◆ EXERCISE REQUIREMENTS
Copy all the data exactly, except the pictures.

◆ MATERIAL PROVIDED
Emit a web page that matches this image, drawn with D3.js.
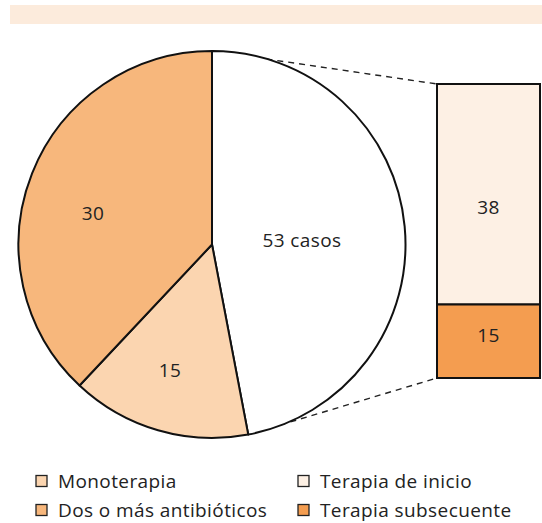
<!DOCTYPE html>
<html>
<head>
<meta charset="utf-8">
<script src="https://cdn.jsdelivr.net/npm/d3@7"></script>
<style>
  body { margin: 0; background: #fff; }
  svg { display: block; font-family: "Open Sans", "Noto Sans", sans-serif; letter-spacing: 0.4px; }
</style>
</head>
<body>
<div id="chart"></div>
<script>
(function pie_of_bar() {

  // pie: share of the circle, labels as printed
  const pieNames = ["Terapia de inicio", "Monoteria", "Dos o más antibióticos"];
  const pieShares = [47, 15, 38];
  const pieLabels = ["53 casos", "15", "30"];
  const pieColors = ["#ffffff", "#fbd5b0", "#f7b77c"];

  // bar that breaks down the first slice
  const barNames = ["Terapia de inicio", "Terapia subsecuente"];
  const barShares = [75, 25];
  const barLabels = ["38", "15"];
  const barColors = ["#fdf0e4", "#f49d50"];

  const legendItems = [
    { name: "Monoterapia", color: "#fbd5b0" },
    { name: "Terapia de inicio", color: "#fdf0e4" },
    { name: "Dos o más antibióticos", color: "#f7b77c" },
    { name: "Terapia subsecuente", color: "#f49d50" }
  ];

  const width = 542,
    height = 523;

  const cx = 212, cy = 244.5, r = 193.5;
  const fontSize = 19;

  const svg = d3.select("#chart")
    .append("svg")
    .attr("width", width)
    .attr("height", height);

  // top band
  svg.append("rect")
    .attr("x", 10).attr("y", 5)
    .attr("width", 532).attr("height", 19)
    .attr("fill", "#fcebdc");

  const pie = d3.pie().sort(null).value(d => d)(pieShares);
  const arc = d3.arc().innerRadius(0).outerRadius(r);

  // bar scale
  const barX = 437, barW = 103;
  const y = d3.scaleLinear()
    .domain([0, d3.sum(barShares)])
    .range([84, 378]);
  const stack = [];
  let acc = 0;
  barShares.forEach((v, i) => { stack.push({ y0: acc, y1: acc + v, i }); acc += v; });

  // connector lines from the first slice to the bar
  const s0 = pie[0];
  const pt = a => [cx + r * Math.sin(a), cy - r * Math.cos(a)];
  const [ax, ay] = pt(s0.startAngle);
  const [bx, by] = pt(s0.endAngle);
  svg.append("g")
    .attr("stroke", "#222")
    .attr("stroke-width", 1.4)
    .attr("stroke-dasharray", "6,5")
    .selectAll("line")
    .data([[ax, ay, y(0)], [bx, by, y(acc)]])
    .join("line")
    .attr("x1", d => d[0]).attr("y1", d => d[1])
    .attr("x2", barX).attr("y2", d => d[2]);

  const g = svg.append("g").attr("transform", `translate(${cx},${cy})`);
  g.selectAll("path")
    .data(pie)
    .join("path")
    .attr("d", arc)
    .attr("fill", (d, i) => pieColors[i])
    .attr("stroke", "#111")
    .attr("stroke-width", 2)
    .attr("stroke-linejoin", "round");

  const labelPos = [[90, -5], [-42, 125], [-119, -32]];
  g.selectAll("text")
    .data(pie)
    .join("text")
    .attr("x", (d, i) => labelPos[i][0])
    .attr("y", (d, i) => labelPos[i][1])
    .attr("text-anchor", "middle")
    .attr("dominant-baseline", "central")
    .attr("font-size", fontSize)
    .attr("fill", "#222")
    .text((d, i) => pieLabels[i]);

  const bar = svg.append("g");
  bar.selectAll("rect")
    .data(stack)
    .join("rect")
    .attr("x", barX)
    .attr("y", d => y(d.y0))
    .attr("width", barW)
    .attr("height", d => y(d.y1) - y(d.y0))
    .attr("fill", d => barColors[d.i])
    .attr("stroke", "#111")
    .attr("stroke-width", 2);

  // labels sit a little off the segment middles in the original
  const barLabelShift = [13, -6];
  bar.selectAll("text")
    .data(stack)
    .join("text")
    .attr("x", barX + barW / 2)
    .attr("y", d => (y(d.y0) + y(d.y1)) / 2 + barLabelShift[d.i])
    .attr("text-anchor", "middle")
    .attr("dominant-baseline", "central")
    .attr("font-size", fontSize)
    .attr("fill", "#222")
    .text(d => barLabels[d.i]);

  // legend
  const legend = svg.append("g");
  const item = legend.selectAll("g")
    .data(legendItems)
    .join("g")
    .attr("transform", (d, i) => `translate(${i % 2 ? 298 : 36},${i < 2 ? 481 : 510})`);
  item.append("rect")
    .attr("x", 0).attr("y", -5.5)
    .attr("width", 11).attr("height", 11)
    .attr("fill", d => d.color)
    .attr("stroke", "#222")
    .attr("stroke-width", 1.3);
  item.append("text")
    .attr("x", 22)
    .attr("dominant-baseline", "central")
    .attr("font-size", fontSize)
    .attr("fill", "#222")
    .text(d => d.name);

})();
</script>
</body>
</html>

◆ TASK ANSWER
Emit a web page that matches this image, drawn with D3.js.
<!DOCTYPE html>
<html>
<head>
<meta charset="utf-8">
<script src="https://cdn.jsdelivr.net/npm/d3@7"></script>
<style>
  body { margin: 0; background: #fff; }
  svg { display: block; font-family: "Open Sans", "Noto Sans", sans-serif; letter-spacing: 0.4px; }
</style>
</head>
<body>
<div id="chart"></div>
<script>
(function pie_of_bar() {

  // pie: share of the circle, labels as printed
  const pieNames = ["Terapia de inicio", "Monoteria", "Dos o más antibióticos"];
  const pieShares = [47, 15, 38];
  const pieLabels = ["53 casos", "15", "30"];
  const pieColors = ["#ffffff", "#fbd5b0", "#f7b77c"];

  // bar that breaks down the first slice
  const barNames = ["Terapia de inicio", "Terapia subsecuente"];
  const barShares = [75, 25];
  const barLabels = ["38", "15"];
  const barColors = ["#fdf0e4", "#f49d50"];

  const legendItems = [
    { name: "Monoterapia", color: "#fbd5b0" },
    { name: "Terapia de inicio", color: "#fdf0e4" },
    { name: "Dos o más antibióticos", color: "#f7b77c" },
    { name: "Terapia subsecuente", color: "#f49d50" }
  ];

  const width = 542,
    height = 523;

  const cx = 212, cy = 244.5, r = 193.5;
  const fontSize = 19;

  const svg = d3.select("#chart")
    .append("svg")
    .attr("width", width)
    .attr("height", height);

  // top band
  svg.append("rect")
    .attr("x", 10).attr("y", 5)
    .attr("width", 532).attr("height", 19)
    .attr("fill", "#fcebdc");

  const pie = d3.pie().sort(null).value(d => d)(pieShares);
  const arc = d3.arc().innerRadius(0).outerRadius(r);

  // bar scale
  const barX = 437, barW = 103;
  const y = d3.scaleLinear()
    .domain([0, d3.sum(barShares)])
    .range([84, 378]);
  const stack = [];
  let acc = 0;
  barShares.forEach((v, i) => { stack.push({ y0: acc, y1: acc + v, i }); acc += v; });

  // connector lines from the first slice to the bar
  const s0 = pie[0];
  const pt = a => [cx + r * Math.sin(a), cy - r * Math.cos(a)];
  const [ax, ay] = pt(s0.startAngle);
  const [bx, by] = pt(s0.endAngle);
  svg.append("g")
    .attr("stroke", "#222")
    .attr("stroke-width", 1.4)
    .attr("stroke-dasharray", "6,5")
    .selectAll("line")
    .data([[ax, ay, y(0)], [bx, by, y(acc)]])
    .join("line")
    .attr("x1", d => d[0]).attr("y1", d => d[1])
    .attr("x2", barX).attr("y2", d => d[2]);

  const g = svg.append("g").attr("transform", `translate(${cx},${cy})`);
  g.selectAll("path")
    .data(pie)
    .join("path")
    .attr("d", arc)
    .attr("fill", (d, i) => pieColors[i])
    .attr("stroke", "#111")
    .attr("stroke-width", 2)
    .attr("stroke-linejoin", "round");

  const labelPos = [[90, -5], [-42, 125], [-119, -32]];
  g.selectAll("text")
    .data(pie)
    .join("text")
    .attr("x", (d, i) => labelPos[i][0])
    .attr("y", (d, i) => labelPos[i][1])
    .attr("text-anchor", "middle")
    .attr("dominant-baseline", "central")
    .attr("font-size", fontSize)
    .attr("fill", "#222")
    .text((d, i) => pieLabels[i]);

  const bar = svg.append("g");
  bar.selectAll("rect")
    .data(stack)
    .join("rect")
    .attr("x", barX)
    .attr("y", d => y(d.y0))
    .attr("width", barW)
    .attr("height", d => y(d.y1) - y(d.y0))
    .attr("fill", d => barColors[d.i])
    .attr("stroke", "#111")
    .attr("stroke-width", 2);

  // labels sit a little off the segment middles in the original
  const barLabelShift = [13, -6];
  bar.selectAll("text")
    .data(stack)
    .join("text")
    .attr("x", barX + barW / 2)
    .attr("y", d => (y(d.y0) + y(d.y1)) / 2 + barLabelShift[d.i])
    .attr("text-anchor", "middle")
    .attr("dominant-baseline", "central")
    .attr("font-size", fontSize)
    .attr("fill", "#222")
    .text(d => barLabels[d.i]);

  // legend
  const legend = svg.append("g");
  const item = legend.selectAll("g")
    .data(legendItems)
    .join("g")
    .attr("transform", (d, i) => `translate(${i % 2 ? 298 : 36},${i < 2 ? 481 : 510})`);
  item.append("rect")
    .attr("x", 0).attr("y", -5.5)
    .attr("width", 11).attr("height", 11)
    .attr("fill", d => d.color)
    .attr("stroke", "#222")
    .attr("stroke-width", 1.3);
  item.append("text")
    .attr("x", 22)
    .attr("dominant-baseline", "central")
    .attr("font-size", fontSize)
    .attr("fill", "#222")
    .text(d => d.name);

})();
</script>
</body>
</html>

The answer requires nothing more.